• Debt for Equity Swaps for Foreign Investors
  • January 3, 2012 | Authors: Edward J. Epstein; Olivia Lee
  • Law Firms: Troutman Sanders LLP - Shanghai Office ; Troutman Sanders LLP - Hong Kong Office
  • The State Administration for Industry and Commerce ("SAIC") issued the new Draft Measures on Debt for Equity Swaps for Foreign Investors for public opinion in August 2011 and received submissions until September 2, 2011. On November 23, the final version of these regulations (the DES Measures) was released and becomes effective on January 1, 2012. 

    The DES Measures are virtually unchanged from draft measures released in August. Nevertheless, since these are the first general administrative regulations ever promulgated for debt-to-equity swaps, the DES Measures are noteworthy.  

    The DES Measures make clear that only limited liability or joint stock companies established in China are eligible to participate in these new arrangements.  Moreover, only contractual debts ordered by PRC courts after having been approved as part of a formal debt restructuring plan are permitted.  The DES Measures permit debt to be converted to a maximum of 70% of the registered capital of the debtor company.

    The DES Measures also require all debt-for-equity swaps to be certified by an accredited Chinese accounting firm which must issue a certificate of capital verification once the debt is converted.

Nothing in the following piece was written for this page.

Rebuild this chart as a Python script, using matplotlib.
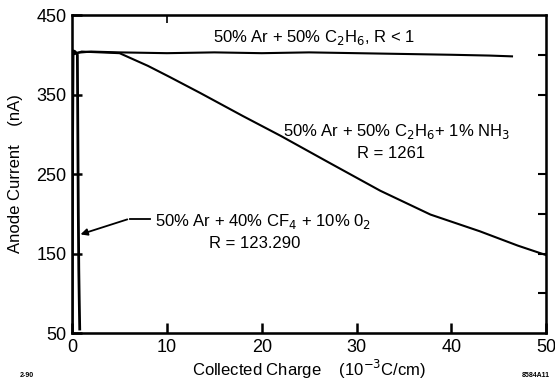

Every capital verification certificate must contain the following particulars:

    • Basic details concerning the debt, including the time and the factual circumstances of the debt, the names of the parties to the original contract(s), the subject matter of the contract, details about the performance of obligations under the contract;
    • The valuation of the debt, including the name of the valuator, document number of the valuator’s report, and the date on which the valuation was carried out;
    • Information on the debt-for-equity swap, including the signed agreement on debt-for-equity swap, the discharge of corresponding debt, and details concerning the relevant accounting treatment of the debtor; and
    • Other details as required by law.

    Until a number of these debt-for-equity swaps have been successfully carried out, it will be difficult to speculate on the effectiveness of the DES Measures.  Any debt-to-equity swaps that are approved will be carried out in accordance with the Foreign Investment Guidance Catalog and other Chinese laws and regulations so it is unlikely that the DES Measures will enable foreign investors to secure stakes in state-owned companies in restricted industries.